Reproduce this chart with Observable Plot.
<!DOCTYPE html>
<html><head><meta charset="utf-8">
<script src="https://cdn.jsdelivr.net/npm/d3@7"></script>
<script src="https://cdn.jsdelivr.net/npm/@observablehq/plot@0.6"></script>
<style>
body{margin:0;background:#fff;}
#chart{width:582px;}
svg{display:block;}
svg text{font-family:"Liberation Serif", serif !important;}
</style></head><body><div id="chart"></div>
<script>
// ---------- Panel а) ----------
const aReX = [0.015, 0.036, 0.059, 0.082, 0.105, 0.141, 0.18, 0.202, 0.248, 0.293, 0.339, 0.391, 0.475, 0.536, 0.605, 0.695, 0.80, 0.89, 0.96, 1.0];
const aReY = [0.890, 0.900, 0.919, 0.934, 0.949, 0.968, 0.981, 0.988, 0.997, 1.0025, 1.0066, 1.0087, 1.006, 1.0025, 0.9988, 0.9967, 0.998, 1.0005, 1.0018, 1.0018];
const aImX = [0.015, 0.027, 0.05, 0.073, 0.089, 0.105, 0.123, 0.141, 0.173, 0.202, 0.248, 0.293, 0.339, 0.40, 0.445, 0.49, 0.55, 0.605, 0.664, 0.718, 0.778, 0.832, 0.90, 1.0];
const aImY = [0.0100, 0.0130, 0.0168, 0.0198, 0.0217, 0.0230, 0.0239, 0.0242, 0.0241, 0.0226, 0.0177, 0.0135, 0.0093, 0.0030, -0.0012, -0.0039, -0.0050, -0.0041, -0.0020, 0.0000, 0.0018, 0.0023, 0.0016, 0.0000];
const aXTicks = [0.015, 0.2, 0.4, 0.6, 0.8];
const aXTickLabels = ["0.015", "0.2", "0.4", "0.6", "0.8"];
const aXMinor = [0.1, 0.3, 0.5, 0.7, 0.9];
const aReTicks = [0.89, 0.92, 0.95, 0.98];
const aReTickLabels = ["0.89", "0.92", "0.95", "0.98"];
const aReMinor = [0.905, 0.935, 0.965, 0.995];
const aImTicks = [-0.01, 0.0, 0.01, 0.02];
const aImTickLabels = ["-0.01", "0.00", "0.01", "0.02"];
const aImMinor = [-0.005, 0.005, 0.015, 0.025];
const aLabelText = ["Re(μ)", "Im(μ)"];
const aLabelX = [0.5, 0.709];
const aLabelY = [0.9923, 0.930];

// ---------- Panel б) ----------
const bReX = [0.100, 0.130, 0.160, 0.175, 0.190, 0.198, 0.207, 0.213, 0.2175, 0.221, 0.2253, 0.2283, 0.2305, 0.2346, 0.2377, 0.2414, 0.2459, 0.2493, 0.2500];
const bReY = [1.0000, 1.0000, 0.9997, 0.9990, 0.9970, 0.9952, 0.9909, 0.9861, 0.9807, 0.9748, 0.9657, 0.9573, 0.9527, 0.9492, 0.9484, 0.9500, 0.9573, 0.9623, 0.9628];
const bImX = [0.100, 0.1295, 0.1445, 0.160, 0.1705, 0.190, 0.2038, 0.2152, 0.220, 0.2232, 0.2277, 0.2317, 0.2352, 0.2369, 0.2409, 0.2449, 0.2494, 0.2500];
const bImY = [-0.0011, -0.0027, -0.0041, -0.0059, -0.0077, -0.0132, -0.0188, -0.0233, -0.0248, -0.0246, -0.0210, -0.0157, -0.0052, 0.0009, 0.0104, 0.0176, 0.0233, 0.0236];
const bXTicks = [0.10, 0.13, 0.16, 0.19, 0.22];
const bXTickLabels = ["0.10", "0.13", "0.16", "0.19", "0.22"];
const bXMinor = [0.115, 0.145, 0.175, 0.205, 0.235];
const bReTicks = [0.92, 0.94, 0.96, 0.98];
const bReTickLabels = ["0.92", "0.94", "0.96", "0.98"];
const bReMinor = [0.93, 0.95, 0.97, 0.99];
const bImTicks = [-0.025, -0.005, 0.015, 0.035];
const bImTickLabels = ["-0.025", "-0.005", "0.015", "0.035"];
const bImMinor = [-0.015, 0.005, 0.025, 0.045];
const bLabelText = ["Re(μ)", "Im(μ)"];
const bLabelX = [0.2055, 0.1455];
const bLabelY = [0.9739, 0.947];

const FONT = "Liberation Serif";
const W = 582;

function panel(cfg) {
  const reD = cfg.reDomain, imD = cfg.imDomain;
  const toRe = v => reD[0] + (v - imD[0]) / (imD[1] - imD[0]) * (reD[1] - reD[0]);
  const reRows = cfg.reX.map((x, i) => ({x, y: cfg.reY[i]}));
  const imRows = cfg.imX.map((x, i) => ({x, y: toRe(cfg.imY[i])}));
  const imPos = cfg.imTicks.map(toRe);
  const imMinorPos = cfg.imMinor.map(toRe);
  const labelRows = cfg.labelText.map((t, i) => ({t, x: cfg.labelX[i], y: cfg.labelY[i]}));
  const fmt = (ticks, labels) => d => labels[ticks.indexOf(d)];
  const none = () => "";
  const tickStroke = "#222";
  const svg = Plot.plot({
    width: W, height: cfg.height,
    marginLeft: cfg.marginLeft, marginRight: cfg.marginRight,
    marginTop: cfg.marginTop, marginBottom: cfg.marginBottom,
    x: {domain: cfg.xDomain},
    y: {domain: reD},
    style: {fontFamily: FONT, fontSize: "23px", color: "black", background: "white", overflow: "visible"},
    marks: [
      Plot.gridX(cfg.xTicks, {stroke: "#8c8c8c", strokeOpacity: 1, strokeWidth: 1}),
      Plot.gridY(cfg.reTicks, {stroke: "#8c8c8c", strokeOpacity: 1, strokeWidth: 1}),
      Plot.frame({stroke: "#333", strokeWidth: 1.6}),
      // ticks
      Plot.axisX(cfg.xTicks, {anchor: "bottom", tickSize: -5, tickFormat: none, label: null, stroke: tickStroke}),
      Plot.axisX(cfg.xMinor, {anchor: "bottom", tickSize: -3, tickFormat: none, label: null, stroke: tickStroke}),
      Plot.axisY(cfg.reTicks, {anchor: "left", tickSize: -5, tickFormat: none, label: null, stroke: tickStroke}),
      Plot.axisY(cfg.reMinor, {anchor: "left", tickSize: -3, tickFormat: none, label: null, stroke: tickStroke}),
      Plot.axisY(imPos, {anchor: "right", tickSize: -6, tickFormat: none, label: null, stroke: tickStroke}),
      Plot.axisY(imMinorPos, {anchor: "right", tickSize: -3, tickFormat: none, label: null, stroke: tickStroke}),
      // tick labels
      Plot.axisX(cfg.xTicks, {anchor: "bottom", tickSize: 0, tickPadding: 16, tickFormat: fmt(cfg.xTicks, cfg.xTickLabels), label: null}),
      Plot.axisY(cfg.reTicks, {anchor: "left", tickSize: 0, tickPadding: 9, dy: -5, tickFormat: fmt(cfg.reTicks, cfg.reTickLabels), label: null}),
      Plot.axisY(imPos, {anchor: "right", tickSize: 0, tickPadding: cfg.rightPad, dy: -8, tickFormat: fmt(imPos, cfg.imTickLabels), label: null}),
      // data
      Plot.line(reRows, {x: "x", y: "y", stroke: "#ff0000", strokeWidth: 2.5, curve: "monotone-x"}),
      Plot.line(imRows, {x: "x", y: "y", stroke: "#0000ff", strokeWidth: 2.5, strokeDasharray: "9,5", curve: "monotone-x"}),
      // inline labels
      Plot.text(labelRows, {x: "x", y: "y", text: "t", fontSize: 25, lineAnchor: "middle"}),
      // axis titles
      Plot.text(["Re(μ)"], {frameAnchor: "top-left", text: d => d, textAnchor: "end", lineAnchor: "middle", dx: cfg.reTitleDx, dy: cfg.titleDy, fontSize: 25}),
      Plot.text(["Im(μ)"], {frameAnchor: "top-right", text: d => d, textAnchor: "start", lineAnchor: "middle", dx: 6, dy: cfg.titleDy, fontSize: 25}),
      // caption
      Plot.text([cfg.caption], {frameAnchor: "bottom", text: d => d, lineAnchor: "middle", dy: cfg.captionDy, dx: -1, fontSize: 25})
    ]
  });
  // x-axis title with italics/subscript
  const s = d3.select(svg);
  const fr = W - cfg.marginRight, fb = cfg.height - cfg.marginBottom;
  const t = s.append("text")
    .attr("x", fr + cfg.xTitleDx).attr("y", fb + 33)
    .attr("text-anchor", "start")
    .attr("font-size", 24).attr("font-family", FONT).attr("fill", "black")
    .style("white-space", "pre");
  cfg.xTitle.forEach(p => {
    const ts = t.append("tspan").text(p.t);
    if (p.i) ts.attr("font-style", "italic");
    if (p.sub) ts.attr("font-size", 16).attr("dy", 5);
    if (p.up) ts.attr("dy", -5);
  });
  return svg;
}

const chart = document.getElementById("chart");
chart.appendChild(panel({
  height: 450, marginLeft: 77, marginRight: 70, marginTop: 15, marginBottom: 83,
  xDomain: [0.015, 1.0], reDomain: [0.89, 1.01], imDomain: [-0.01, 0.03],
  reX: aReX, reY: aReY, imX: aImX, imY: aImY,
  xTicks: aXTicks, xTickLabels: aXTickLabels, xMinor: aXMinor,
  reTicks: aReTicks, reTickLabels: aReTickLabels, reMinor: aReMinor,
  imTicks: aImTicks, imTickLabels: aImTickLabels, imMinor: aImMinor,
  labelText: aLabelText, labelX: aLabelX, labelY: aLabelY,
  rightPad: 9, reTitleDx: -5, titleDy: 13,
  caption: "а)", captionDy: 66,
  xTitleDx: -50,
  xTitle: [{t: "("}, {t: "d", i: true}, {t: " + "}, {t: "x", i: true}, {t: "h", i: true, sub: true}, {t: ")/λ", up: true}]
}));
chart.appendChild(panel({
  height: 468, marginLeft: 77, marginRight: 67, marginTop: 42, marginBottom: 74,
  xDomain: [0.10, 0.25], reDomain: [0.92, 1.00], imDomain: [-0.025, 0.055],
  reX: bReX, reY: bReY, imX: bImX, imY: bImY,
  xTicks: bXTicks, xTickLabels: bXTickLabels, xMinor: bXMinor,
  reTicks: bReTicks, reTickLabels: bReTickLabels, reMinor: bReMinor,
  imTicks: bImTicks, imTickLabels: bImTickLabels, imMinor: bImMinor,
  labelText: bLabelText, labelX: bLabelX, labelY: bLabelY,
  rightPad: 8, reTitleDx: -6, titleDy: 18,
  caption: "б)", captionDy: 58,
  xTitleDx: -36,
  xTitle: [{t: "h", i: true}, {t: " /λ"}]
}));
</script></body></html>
**********
**Exercise prompt**
Scan the listing above. Gather each line that contains the word "with".

**Written reply**
Reproduce this chart with Observable Plot.
  // x-axis title with italics/subscript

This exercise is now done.